I’m ashamed to admit, my heart leapt a little. I was never invited to anything. The only wedding I had ever attended was my own. I felt myself swell at his offer.

“I will be there,” I promised.

Now it’s your turn! Share your story below, following our two guidelines: a) keep it shorter than 800 words, and b) keep it totally clean.

I can’t wait to see (or read, rather?) what you’ve come up with! 🙂

[The excerpt posted above is copyrighted WLAB. Any passage in the below comments belongs to that commenter. Any theft of those stories will be noticed and reported! Thanks for your cooperation!]

4 thoughts on “Proud of What You Wrote this Week? Share Your Excerpt!

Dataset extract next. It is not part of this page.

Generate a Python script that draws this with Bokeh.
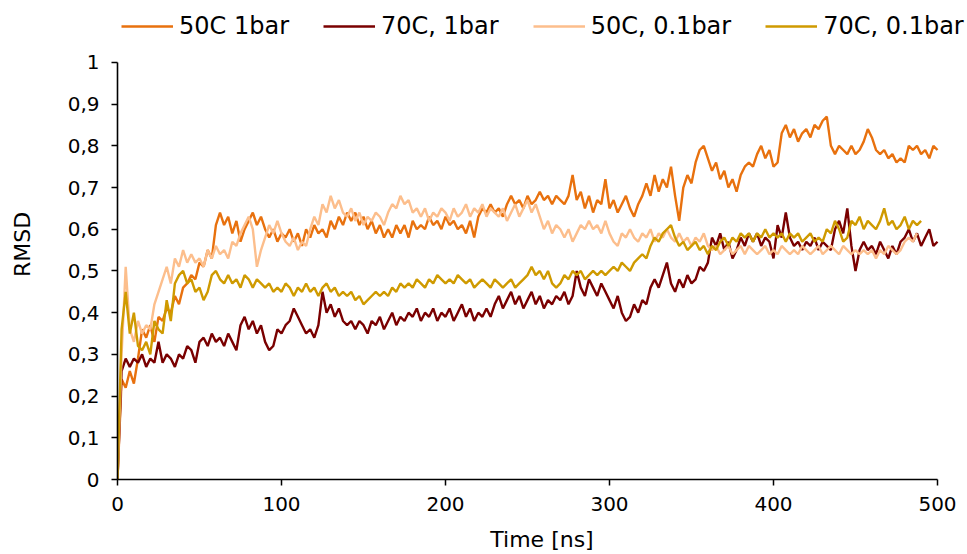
from bokeh.plotting import figure
from bokeh.models import Range1d, FixedTicker, Legend, LegendItem
from bokeh.embed import file_html
from bokeh.resources import INLINE

# ---------------- data ----------------
TIME_NS = [
    0, 2.5, 5, 7.5, 10, 12.5, 15, 17.5, 20, 22.5, 25, 27.5, 30, 32.5, 35, 37.5, 40, 42.5, 45, 47.5,
    50, 52.5, 55, 57.5, 60, 62.5, 65, 67.5, 70, 72.5, 75, 77.5, 80, 82.5, 85, 87.5, 90, 92.5, 95, 97.5,
    100, 102.5, 105, 107.5, 110, 112.5, 115, 117.5, 120, 122.5, 125, 127.5, 130, 132.5, 135, 137.5, 140, 142.5, 145, 147.5,
    150, 152.5, 155, 157.5, 160, 162.5, 165, 167.5, 170, 172.5, 175, 177.5, 180, 182.5, 185, 187.5, 190, 192.5, 195, 197.5,
    200, 202.5, 205, 207.5, 210, 212.5, 215, 217.5, 220, 222.5, 225, 227.5, 230, 232.5, 235, 237.5, 240, 242.5, 245, 247.5,
    250, 252.5, 255, 257.5, 260, 262.5, 265, 267.5, 270, 272.5, 275, 277.5, 280, 282.5, 285, 287.5, 290, 292.5, 295, 297.5,
    300, 302.5, 305, 307.5, 310, 312.5, 315, 317.5, 320, 322.5, 325, 327.5, 330, 332.5, 335, 337.5, 340, 342.5, 345, 347.5,
    350, 352.5, 355, 357.5, 360, 362.5, 365, 367.5, 370, 372.5, 375, 377.5, 380, 382.5, 385, 387.5, 390, 392.5, 395, 397.5,
    400, 402.5, 405, 407.5, 410, 412.5, 415, 417.5, 420, 422.5, 425, 427.5, 430, 432.5, 435, 437.5, 440, 442.5, 445, 447.5,
    450, 452.5, 455, 457.5, 460, 462.5, 465, 467.5, 470, 472.5, 475, 477.5, 480, 482.5, 485, 487.5, 490, 492.5, 495, 497.5,
    500,
]

SERIES_NAMES = ["50C 1bar", "70C, 1bar", "50C, 0.1bar", "70C, 0.1bar"]

RMSD_50C_1BAR = [
    0.0, 0.24, 0.22, 0.26, 0.23, 0.29, 0.36, 0.34, 0.37, 0.33, 0.39, 0.38, 0.41, 0.40, 0.44, 0.42, 0.46, 0.47, 0.49, 0.48,
    0.52, 0.51, 0.55, 0.53, 0.61, 0.64, 0.61, 0.63, 0.59, 0.62, 0.57, 0.60, 0.62, 0.64, 0.61, 0.63, 0.60, 0.58, 0.60, 0.57,
    0.59, 0.58, 0.60, 0.57, 0.59, 0.56, 0.60, 0.58, 0.61, 0.59, 0.60, 0.58, 0.62, 0.60, 0.63, 0.61, 0.64, 0.62, 0.64, 0.61,
    0.63, 0.60, 0.62, 0.59, 0.61, 0.58, 0.60, 0.58, 0.61, 0.59, 0.61, 0.58, 0.62, 0.60, 0.61, 0.60, 0.63, 0.61, 0.62, 0.60,
    0.63, 0.61, 0.62, 0.60, 0.61, 0.59, 0.62, 0.58, 0.63, 0.65, 0.64, 0.66, 0.64, 0.65, 0.63, 0.66, 0.68, 0.66, 0.67, 0.65,
    0.68, 0.66, 0.67, 0.69, 0.67, 0.68, 0.66, 0.68, 0.67, 0.66, 0.68, 0.73, 0.67, 0.69, 0.65, 0.68, 0.64, 0.67, 0.66, 0.72,
    0.65, 0.67, 0.64, 0.66, 0.68, 0.65, 0.63, 0.66, 0.68, 0.71, 0.68, 0.73, 0.69, 0.72, 0.70, 0.75, 0.68, 0.62, 0.70, 0.73,
    0.71, 0.76, 0.79, 0.80, 0.77, 0.74, 0.76, 0.72, 0.74, 0.70, 0.72, 0.69, 0.73, 0.75, 0.76, 0.75, 0.78, 0.80, 0.77, 0.79,
    0.75, 0.76, 0.83, 0.85, 0.82, 0.84, 0.81, 0.83, 0.84, 0.82, 0.85, 0.84, 0.86, 0.87, 0.80, 0.78, 0.80, 0.79, 0.78, 0.80,
    0.78, 0.79, 0.81, 0.84, 0.82, 0.79, 0.78, 0.79, 0.77, 0.78, 0.76, 0.77, 0.76, 0.80, 0.79, 0.80, 0.78, 0.79, 0.77, 0.80,
    0.79,
]

RMSD_70C_1BAR = [
    0.0, 0.26, 0.29, 0.27, 0.29, 0.28, 0.30, 0.27, 0.29, 0.28, 0.33, 0.28, 0.30, 0.29, 0.27, 0.30, 0.29, 0.32, 0.31, 0.28,
    0.33, 0.34, 0.32, 0.35, 0.33, 0.34, 0.32, 0.35, 0.33, 0.31, 0.37, 0.39, 0.36, 0.38, 0.35, 0.37, 0.33, 0.31, 0.32, 0.36,
    0.35, 0.37, 0.38, 0.41, 0.39, 0.37, 0.35, 0.36, 0.34, 0.37, 0.45, 0.40, 0.42, 0.39, 0.41, 0.38, 0.37, 0.38, 0.36, 0.38,
    0.37, 0.35, 0.38, 0.37, 0.39, 0.36, 0.38, 0.40, 0.37, 0.39, 0.38, 0.40, 0.39, 0.41, 0.38, 0.40, 0.39, 0.41, 0.38, 0.40,
    0.39, 0.41, 0.38, 0.40, 0.42, 0.39, 0.41, 0.38, 0.40, 0.39, 0.41, 0.39, 0.42, 0.44, 0.41, 0.43, 0.45, 0.42, 0.44, 0.41,
    0.43, 0.45, 0.42, 0.44, 0.41, 0.43, 0.42, 0.44, 0.43, 0.45, 0.42, 0.44, 0.50, 0.46, 0.44, 0.48, 0.46, 0.44, 0.47, 0.45,
    0.43, 0.41, 0.44, 0.40, 0.38, 0.39, 0.42, 0.40, 0.43, 0.42, 0.46, 0.48, 0.46, 0.49, 0.52, 0.47, 0.45, 0.48, 0.46, 0.49,
    0.47, 0.48, 0.51, 0.50, 0.52, 0.58, 0.56, 0.59, 0.55, 0.57, 0.53, 0.55, 0.58, 0.56, 0.59, 0.57, 0.59, 0.56, 0.58, 0.57,
    0.53, 0.61, 0.58, 0.64, 0.58, 0.56, 0.57, 0.55, 0.57, 0.56, 0.58, 0.55, 0.57, 0.56, 0.55, 0.60, 0.62, 0.59, 0.65, 0.56,
    0.50, 0.55, 0.57, 0.55, 0.56, 0.54, 0.57, 0.55, 0.53, 0.56, 0.54, 0.57, 0.58, 0.60, 0.57, 0.59, 0.56, 0.58, 0.60, 0.56,
    0.57,
]

RMSD_50C_01BAR = [
    0.0, 0.30, 0.51, 0.36, 0.33, 0.38, 0.35, 0.37, 0.36, 0.42, 0.45, 0.48, 0.51, 0.47, 0.53, 0.51, 0.55, 0.52, 0.54, 0.52,
    0.53, 0.51, 0.55, 0.53, 0.56, 0.54, 0.55, 0.53, 0.57, 0.56, 0.59, 0.61, 0.63, 0.60, 0.51, 0.55, 0.58, 0.61, 0.59, 0.62,
    0.59, 0.57, 0.56, 0.58, 0.55, 0.57, 0.56, 0.60, 0.63, 0.61, 0.66, 0.64, 0.68, 0.65, 0.67, 0.64, 0.63, 0.65, 0.62, 0.64,
    0.61, 0.63, 0.62, 0.64, 0.63, 0.61, 0.64, 0.66, 0.65, 0.68, 0.66, 0.67, 0.64, 0.65, 0.63, 0.65, 0.62, 0.64, 0.63, 0.65,
    0.64, 0.62, 0.65, 0.63, 0.64, 0.66, 0.63, 0.65, 0.64, 0.66, 0.63, 0.65, 0.64, 0.63, 0.65, 0.62, 0.64, 0.66, 0.63, 0.65,
    0.67, 0.64, 0.66, 0.63, 0.60, 0.62, 0.59, 0.61, 0.60, 0.58, 0.60, 0.57, 0.59, 0.61, 0.60, 0.62, 0.60, 0.61, 0.59, 0.62,
    0.59, 0.57, 0.56, 0.59, 0.58, 0.60, 0.58, 0.57, 0.59, 0.58, 0.60, 0.57, 0.59, 0.58, 0.60, 0.58, 0.57, 0.59, 0.57, 0.58,
    0.56, 0.58, 0.57, 0.59, 0.56, 0.55, 0.56, 0.54, 0.55, 0.56, 0.54, 0.55, 0.56, 0.54, 0.56, 0.55, 0.54, 0.55, 0.56, 0.54,
    0.55, 0.54, 0.56, 0.55, 0.54, 0.55, 0.54, 0.56, 0.55, 0.54, 0.55, 0.56, 0.54, 0.55, 0.56, 0.55, 0.54, 0.56, 0.55, 0.54,
    0.55, 0.54, 0.55, 0.54, 0.55, 0.53, 0.55, 0.54, 0.56, 0.55, 0.54, 0.55, 0.57, 0.58, 0.57, 0.59,
]

RMSD_70C_01BAR = [
    0.0, 0.36, 0.45, 0.35, 0.40, 0.32, 0.31, 0.33, 0.30, 0.38, 0.36, 0.35, 0.43, 0.38, 0.47, 0.49, 0.50, 0.47, 0.48, 0.45,
    0.46, 0.43, 0.45, 0.49, 0.50, 0.48, 0.47, 0.49, 0.47, 0.48, 0.46, 0.49, 0.48, 0.46, 0.48, 0.47, 0.46, 0.47, 0.45, 0.46,
    0.45, 0.47, 0.46, 0.44, 0.46, 0.45, 0.47, 0.45, 0.46, 0.44, 0.46, 0.47, 0.45, 0.46, 0.44, 0.45, 0.44, 0.45, 0.43, 0.44,
    0.42, 0.43, 0.44, 0.45, 0.44, 0.45, 0.44, 0.46, 0.45, 0.47, 0.46, 0.47, 0.46, 0.48, 0.47, 0.46, 0.48, 0.47, 0.49, 0.48,
    0.47, 0.48, 0.47, 0.49, 0.48, 0.47, 0.48, 0.46, 0.47, 0.48, 0.47, 0.46, 0.48, 0.47, 0.46, 0.47, 0.48, 0.46, 0.47, 0.48,
    0.49, 0.51, 0.49, 0.50, 0.48, 0.50, 0.47, 0.46, 0.47, 0.49, 0.48, 0.50, 0.49, 0.50, 0.48, 0.49, 0.50, 0.49, 0.50, 0.49,
    0.50, 0.51, 0.50, 0.52, 0.51, 0.50, 0.52, 0.53, 0.54, 0.53, 0.56, 0.58, 0.57, 0.59, 0.60, 0.61, 0.58, 0.56, 0.57, 0.55,
    0.56, 0.57, 0.55, 0.56, 0.54, 0.56, 0.55, 0.57, 0.58, 0.56, 0.58, 0.57, 0.59, 0.58, 0.59, 0.57, 0.59, 0.58, 0.60, 0.58,
    0.59, 0.58, 0.59, 0.57, 0.59, 0.58, 0.59, 0.57, 0.58, 0.59, 0.57, 0.58, 0.57, 0.60, 0.59, 0.62, 0.60, 0.57, 0.58, 0.62,
    0.61, 0.63, 0.60, 0.62, 0.61, 0.60, 0.62, 0.65, 0.61, 0.62, 0.60, 0.61, 0.63, 0.60, 0.62, 0.61, 0.62,
]

SERIES_COLORS = ["#E8710E", "#7A0000", "#FCBE8C", "#CF9A00"]

X_TICKS = [0, 100, 200, 300, 400, 500]
Y_TICKS = [0, 0.1, 0.2, 0.3, 0.4, 0.5, 0.6, 0.7, 0.8, 0.9, 1]
Y_TICK_LABELS = ["0", "0,1", "0,2", "0,3", "0,4", "0,5", "0,6", "0,7", "0,8", "0,9", "1"]

FONT = "DejaVu Sans"

# Layout: the frame is extended above value 1 and right of 500 ns so the legend
# can sit inside it (value 1 -> y=62 px, 500 ns -> x=937 px as in the reference);
# the axis lines are bounded to the data extents.
FRAME_LEFT, FRAME_RIGHT, FRAME_TOP, FRAME_BOTTOM = 117, 966, 9, 480
PX_PER_NS = (937 - 117) / 500.0
PX_PER_UNIT = (480 - 62) / 1.0
X_END = (FRAME_RIGHT - FRAME_LEFT) / PX_PER_NS
Y_END = (FRAME_BOTTOM - FRAME_TOP) / PX_PER_UNIT

p = figure(
    width=967, height=554,
    output_backend="svg", toolbar_location=None,
    x_range=Range1d(0, X_END), y_range=Range1d(0, Y_END),
    min_border_left=FRAME_LEFT, min_border_right=967 - FRAME_RIGHT,
    min_border_top=FRAME_TOP, min_border_bottom=554 - FRAME_BOTTOM,
)
p.outline_line_color = None
p.xgrid.visible = False
p.ygrid.visible = False
p.background_fill_color = "white"
p.border_fill_color = "white"

all_series = [RMSD_50C_1BAR, RMSD_70C_1BAR, RMSD_50C_01BAR, RMSD_70C_01BAR]
items = []
for name, vals, col in zip(SERIES_NAMES, all_series, SERIES_COLORS):
    r = p.line(TIME_NS[:len(vals)], vals, line_color=col, line_width=2.4)
    items.append(LegendItem(label=name, renderers=[r]))

for ax in (p.xaxis[0], p.yaxis[0]):
    ax.axis_line_color = "black"
    ax.axis_line_width = 1.6
    ax.major_tick_line_color = "black"
    ax.major_tick_line_width = 1.5
    ax.major_tick_in = 0
    ax.major_tick_out = 6
    ax.minor_tick_line_color = None
    ax.major_label_text_font = FONT
    ax.major_label_text_font_size = "20px"
    ax.major_label_text_color = "black"
    ax.axis_label_text_font = FONT
    ax.axis_label_text_font_size = "22px"
    ax.axis_label_text_font_style = "normal"
    ax.axis_label_text_color = "black"

p.xaxis.bounds = (0, 500)
p.yaxis.bounds = (0, 1)
p.xaxis.ticker = FixedTicker(ticks=X_TICKS)
p.yaxis.ticker = FixedTicker(ticks=Y_TICKS)
p.yaxis.major_label_overrides = {t: lab for t, lab in zip(Y_TICKS, Y_TICK_LABELS)}
p.xaxis.axis_label = "Time [ns]"
p.yaxis.axis_label = "RMSD"
p.xaxis.major_label_standoff = 11
p.xaxis.axis_label_standoff = 13
p.yaxis.major_label_standoff = 12
p.yaxis.axis_label_standoff = 30

legend = Legend(
    items=items,
    orientation="horizontal",
    location=(4, 439),
    label_text_font=FONT,
    label_text_font_size="24px",
    label_text_color="black",
    glyph_width=52,
    glyph_height=20,
    label_standoff=6,
    spacing=34,
    padding=0,
    margin=0,
    border_line_color=None,
    background_fill_alpha=0,
)
p.add_layout(legend)

open("out.html", "w").write(file_html(p, INLINE))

  1. What an exciting story, Sam! From the premise and exert, it sounds like a winner! (But what else can I expect from you? 🙂 ) I can’t wait to hear more!
    I love what you’ve been doing with the blog lately, by the way! You’re really making it nice! And I love how frequently you’ve been posting! You’re an inspiration to me… 🙂

  2. Hi Sam!
    I was originally going to post an excerpt of my book, but decided I’d save that for another post and ask you a question: How do you get a really gripping start on your first chapter? You’ve written so many books and each of them are really good, so I was wondering, from writer to writer, how do you think it would be good to get a grip on a book? I re-read by first chapter of my book one, and it’s really amateur sounding. I grew stronger in my writing over time, and I want it to sound good. Tips? Thanks!!!!! 🙂

    1. I’ve been experimenting with starting lines for my own novel lately! I haven’t found the right one yet, but I’ll try to help as best I can. 🙂
      I like to start with something that I think would draw me into a story, putting myself in the shoes of the reader: dialogue and foreshadowing are my favorites, especially if it introduces the main character (or the plot, for that matter) right away. I try to keep it brief as well, so I avoid long descriptions – I would get bored fast if a book opened with a landscape description. Unless the landscape is unusual, like a forest fire or something, but that doesn’t happen all that often. 😉
      Hopefully that helped. If not, there are a ton of articles on Pinterest for first chapters/starting sentences that I reference a lot. I would love to read your story excerpt, if you still want to share it! 🙂 Good luck with that story!